» **SUPPLIED MATERIAL**:

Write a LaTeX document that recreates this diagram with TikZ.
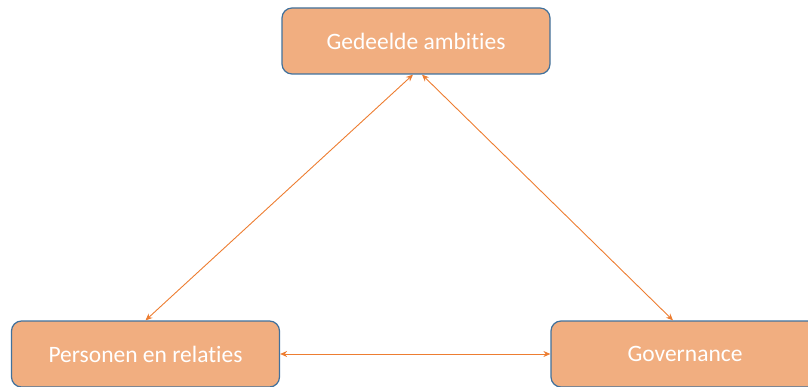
---
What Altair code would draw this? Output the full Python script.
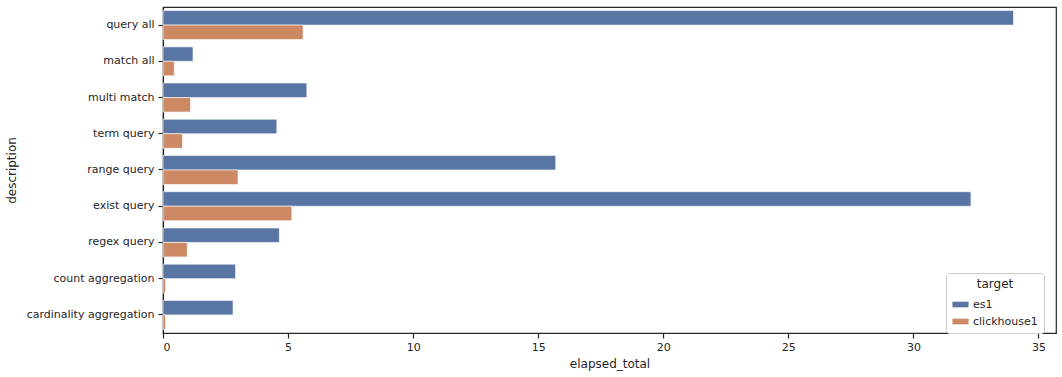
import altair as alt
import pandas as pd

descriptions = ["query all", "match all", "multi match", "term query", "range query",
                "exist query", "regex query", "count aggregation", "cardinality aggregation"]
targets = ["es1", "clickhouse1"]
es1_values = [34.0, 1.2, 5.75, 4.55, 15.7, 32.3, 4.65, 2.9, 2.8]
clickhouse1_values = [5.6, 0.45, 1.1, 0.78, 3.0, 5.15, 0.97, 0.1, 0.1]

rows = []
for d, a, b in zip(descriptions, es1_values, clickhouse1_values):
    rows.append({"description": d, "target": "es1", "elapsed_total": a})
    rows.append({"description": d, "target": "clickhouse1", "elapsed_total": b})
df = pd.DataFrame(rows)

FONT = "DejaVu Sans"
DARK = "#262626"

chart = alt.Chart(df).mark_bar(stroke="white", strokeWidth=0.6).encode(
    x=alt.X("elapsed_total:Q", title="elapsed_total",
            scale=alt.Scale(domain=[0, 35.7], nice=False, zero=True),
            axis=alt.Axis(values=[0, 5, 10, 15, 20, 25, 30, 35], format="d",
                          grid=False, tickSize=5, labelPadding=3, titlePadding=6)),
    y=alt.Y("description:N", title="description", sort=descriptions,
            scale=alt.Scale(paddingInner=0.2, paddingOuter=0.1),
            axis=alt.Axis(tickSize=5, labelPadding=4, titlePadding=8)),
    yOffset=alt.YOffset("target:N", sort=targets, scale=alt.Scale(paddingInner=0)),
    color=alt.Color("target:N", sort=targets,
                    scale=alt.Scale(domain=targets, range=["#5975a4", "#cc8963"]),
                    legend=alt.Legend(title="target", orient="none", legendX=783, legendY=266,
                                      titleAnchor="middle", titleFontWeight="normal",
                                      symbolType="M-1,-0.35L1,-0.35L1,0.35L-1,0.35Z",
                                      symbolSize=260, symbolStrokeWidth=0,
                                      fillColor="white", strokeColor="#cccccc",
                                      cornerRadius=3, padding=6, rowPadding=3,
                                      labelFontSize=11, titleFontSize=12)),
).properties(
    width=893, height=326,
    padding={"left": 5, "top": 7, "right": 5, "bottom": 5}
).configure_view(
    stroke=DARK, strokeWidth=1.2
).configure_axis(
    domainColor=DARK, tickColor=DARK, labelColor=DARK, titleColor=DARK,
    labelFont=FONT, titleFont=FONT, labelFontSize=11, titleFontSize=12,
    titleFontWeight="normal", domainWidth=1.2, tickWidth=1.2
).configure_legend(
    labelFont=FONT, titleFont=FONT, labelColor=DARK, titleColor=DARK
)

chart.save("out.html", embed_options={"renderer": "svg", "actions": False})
---
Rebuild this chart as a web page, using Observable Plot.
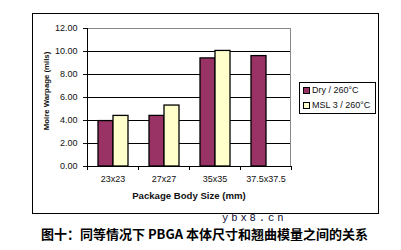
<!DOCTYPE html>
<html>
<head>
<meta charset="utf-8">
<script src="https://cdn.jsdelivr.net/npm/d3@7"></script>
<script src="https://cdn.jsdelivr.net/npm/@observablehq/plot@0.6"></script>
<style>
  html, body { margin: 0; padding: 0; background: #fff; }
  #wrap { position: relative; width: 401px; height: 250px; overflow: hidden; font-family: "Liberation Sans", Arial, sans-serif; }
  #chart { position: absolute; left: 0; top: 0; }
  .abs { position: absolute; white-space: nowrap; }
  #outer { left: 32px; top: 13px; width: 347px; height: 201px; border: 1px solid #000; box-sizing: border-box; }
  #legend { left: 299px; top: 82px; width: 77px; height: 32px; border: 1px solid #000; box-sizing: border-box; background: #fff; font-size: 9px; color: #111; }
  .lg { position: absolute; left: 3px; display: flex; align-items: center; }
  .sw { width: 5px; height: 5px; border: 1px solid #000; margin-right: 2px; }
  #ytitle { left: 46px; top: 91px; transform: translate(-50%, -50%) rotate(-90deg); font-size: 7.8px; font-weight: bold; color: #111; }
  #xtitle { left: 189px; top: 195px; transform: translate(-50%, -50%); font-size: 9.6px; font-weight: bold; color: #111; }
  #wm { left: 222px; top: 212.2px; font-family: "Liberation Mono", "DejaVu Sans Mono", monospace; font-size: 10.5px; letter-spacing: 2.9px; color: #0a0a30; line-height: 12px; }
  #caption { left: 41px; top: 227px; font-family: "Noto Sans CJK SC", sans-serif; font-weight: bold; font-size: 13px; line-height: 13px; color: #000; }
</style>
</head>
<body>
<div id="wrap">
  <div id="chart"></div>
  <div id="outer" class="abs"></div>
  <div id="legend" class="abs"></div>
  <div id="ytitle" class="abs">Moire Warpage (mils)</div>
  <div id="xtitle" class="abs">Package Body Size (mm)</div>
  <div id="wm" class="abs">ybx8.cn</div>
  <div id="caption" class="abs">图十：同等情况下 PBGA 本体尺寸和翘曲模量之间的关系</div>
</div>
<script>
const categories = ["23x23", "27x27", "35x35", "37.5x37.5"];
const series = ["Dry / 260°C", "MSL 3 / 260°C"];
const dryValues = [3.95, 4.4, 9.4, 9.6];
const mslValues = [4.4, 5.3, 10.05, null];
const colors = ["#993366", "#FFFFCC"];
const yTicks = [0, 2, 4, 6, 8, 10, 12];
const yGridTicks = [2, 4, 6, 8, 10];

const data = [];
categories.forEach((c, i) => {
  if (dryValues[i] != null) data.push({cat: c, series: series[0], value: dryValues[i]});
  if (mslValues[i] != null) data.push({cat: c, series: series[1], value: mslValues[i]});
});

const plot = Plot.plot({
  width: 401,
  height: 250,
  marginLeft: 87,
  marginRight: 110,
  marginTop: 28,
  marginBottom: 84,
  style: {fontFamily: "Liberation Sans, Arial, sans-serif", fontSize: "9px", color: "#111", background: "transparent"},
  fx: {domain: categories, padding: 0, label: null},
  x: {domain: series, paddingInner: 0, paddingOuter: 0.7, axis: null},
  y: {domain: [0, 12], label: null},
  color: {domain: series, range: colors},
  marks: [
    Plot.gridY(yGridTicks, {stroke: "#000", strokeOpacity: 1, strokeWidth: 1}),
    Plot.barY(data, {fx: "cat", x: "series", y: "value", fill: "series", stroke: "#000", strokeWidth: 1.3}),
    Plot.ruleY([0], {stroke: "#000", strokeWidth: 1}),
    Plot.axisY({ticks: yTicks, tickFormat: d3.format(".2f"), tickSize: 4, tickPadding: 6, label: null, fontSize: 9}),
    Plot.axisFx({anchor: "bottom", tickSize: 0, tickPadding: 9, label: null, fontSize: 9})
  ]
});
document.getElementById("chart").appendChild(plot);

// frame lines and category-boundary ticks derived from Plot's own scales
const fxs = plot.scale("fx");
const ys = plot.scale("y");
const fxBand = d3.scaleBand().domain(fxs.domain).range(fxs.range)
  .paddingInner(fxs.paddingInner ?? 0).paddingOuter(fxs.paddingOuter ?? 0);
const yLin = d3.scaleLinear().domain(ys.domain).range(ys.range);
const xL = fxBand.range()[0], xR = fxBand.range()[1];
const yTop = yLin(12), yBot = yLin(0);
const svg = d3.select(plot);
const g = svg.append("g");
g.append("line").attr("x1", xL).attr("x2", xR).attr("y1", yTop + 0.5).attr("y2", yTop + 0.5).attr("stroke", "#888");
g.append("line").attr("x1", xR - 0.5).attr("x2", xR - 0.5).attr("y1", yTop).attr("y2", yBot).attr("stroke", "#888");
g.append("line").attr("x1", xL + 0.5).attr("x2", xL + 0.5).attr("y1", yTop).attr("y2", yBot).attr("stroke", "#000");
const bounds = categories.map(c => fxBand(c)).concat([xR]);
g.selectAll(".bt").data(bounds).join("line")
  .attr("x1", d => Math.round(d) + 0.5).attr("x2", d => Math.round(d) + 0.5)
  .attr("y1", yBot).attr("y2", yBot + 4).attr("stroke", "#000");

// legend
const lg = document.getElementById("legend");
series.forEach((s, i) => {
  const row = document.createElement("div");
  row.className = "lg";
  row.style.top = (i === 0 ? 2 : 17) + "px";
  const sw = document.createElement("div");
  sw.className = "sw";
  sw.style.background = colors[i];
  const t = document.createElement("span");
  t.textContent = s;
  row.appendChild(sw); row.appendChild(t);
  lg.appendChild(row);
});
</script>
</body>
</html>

» **STATED EXERCISE**:
Check every line of the material for the string "document" and give the number of lines that have it, without anything else.

» **RESULT OF THIS EXERCISE**:
6